Okinawans have their own languages and cultures, and at one point they lived autonomously in the Ryukyu Kingdom before Japan annexed and gave the prefecture (or province) the name Okinawa.

Over a hundred years since the annexation of Ryukyu, popular notions of what is universally “Japanese” have subsumed Okinawan culture. When it comes to Okinawa’s political or historical identity, people remember Okinawa as one of the theaters of battle during World War II, where a third of the Okinawan population died.

Yamauchi is among the Okinawans who never knew this history.

One of the moments that opened her eyes, and ears, to Okinawan culture was when she attended a Japanese festival with her friends, and heard what she thought was Japanese music. But when she mentioned it to them, no one knew the music but her. That’s when it hit her: Her Okinawan identity was truly different and she needed to find her way back to dancing.

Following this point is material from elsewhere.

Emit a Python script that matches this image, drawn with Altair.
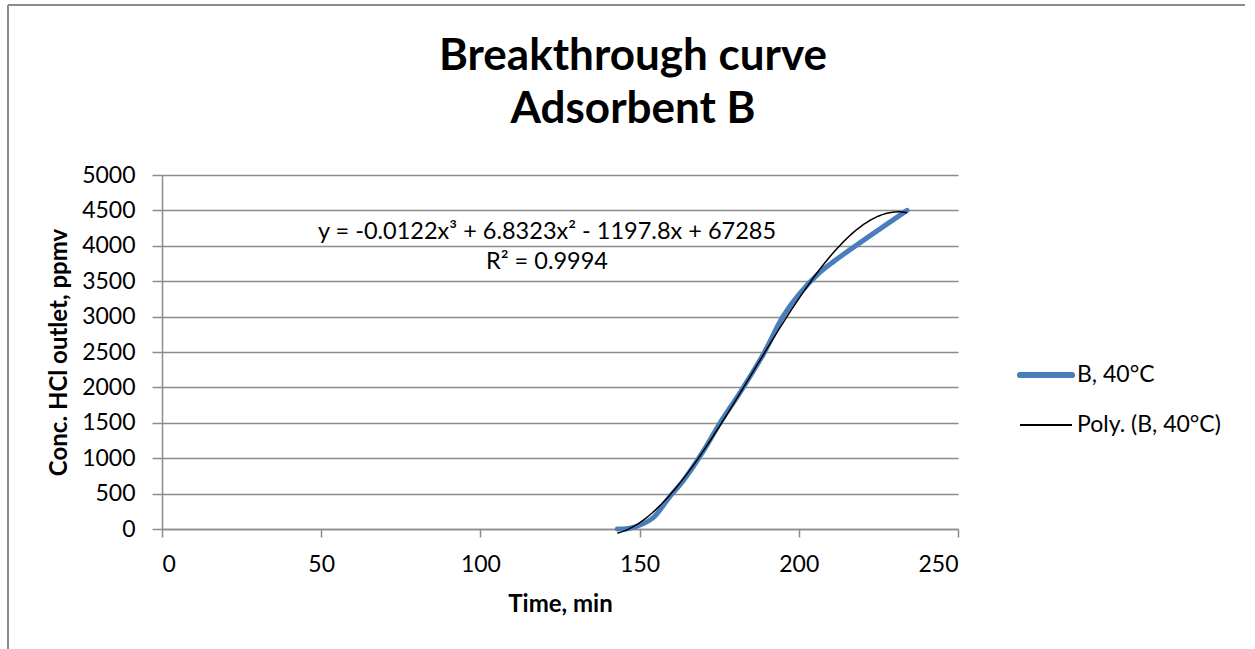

“It wasn’t until I was in my 20s when I was really thinking about identity,” Yamauchi said.

The OAA helped her apply to an Okinawan government-sponsored scholarship program for students to live in Okinawa for a year and immerse themselves in any academic or cultural area of interest. She applied when she was 29, the last year she would be allowed in the program, and studied traditional dance.

“That was probably the most significant time in my life,” Yamauchi said. “I had always dreamed of going to Okinawa.”

Her extended family lives in Okinawa, and through the scholarship program, she was able to meet and really get to know them for the first time. What was supposed to be one year in Okinawa became six years.

“I got to connect with my relatives,” Yamauchi said. “My sisters, they never had that opportunity, so I’m the one that’s always telling the stories of, you know, what grandma said, or, you know, what grandma does. Or, do you know mom looks just like [her]? She has the exact same expression.”

A hand holding two photos of people dancing.
In these photos from the 1990s, Yuko Yamauchi’s mother and grandmother danced to her grandfather’s impromptu performance on his sanshin. Her family recalls hearing the sounds of the sanshin wafting through the air in the evenings.

LAURA DUX / NEXTGENRADIO

In the six years Yamauchi spent in Okinawa, she immersed herself in art.

“The [dance] training was difficult. I actually hurt my back,” Yamauchi said. “There were these tests that I wanted to take, so I had to manage the pain while continuing to train because I thought, ‘Well, this is the only opportunity I’m going to have to do it.’”

While she continued her dance practice, she also began taking lessons to learn to play the sanshin, an instrument with roots in Chinese culture, and sing while playing it. For Yamauchi, who spent her childhood playing cassettes and dancing to this music, learning how to play it was a dream come true.

“[The singing is] in a language that I’m not a hundred percent familiar with,” Yamauchi said. “But I’m making these sounds. I feel there’s a calm, a quiet … but for the most part, it’s like an expansiveness.”

When she returned to the U.S. in 2006, she visited the OAA to thank the group for this transformative experience. The first thing they asked her was, “Do you have a job?”

“Well, I’m thinking about going back to school,” Yamauchi said. “But you know, if it’s part time, I’m willing to do it.”

Yamauchi has been working at the OAA ever since.